Sitting in a stark Warner Bros. conference room on the movie’s opening day, Dershowitz is quick to condemn the two stepchildren’s ”crocodile tears.” ”They made the decision to bring this case and publicize it and to hire private people to try and convict Claus in the media,” he says. ”When you live by the sword, you die by the sword.”

But Dershowitz, whose elder son, Elon, coproduced Reversal, isn’t perfectly satisfied either. ”I had hoped the movie would follow my book more closely, be more factual,” says the high-profile attorney and Harvard Law professor. He is especially displeased that the comatose Sunny narrates much of the film. Director Barbet Schroeder defends the ghostly voice-over. ”We’re not making Sunny say anything untrue or that she wouldn’t admit,” he says.

Dershowitz also feels he came across as too hot-tempered and not enough of a family man to be true to life. ”I don’t throw telephones,” he says. ”I don’t curse, except very selectively.”

”There are many more difficulties portraying a real person,” says Ron Silver. ”They’re compounded when the person is intimately involved with the work being produced and when you’re friendly with the person.”

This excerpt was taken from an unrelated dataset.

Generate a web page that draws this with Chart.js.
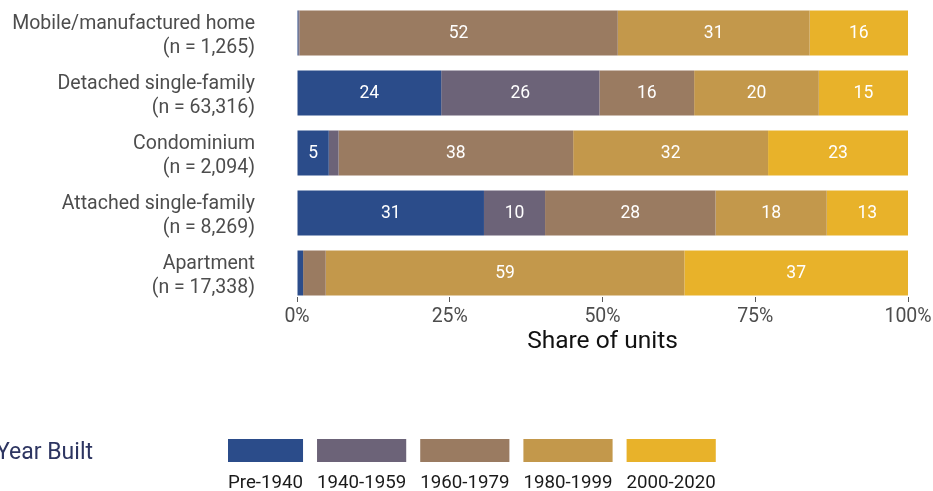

The Von Bülow case provided the public with a rare — and satisfyingly sordid —glimpse into the lives of the American aristocracy. Predictably, many of the participants are unhappy about the renewed interest in the case. Von Bülow’s former mistress, Alexandra Isles, icily denies she has any intention of seeing herself portrayed on-screen by Julie Hagerty. But Dershowitz scoffs that Isles, as well as Isham and Auers-perg, who have also said they won’t see the film, don’t really mean it.

”They’ll see it,” he says, leaning forward and lowering his voice conspiratorially. ”They always do.”

As for Von Bülow himself, he still calls Dershowitz every few weeks from London. ”He likes me,” says the lawyer with a shrug. After seeing the movie, Dershowitz sent Von Bülow a long letter detailing his concerns about his own image in the film. As far as Dershowitz knows, the now-reclusive Claus hasn’t yet seen Reversal. But his former attorney predicts that the controversial figure — who once courted the media and posed for photographs in black leather — will find the lure of a movie about his life irresistible.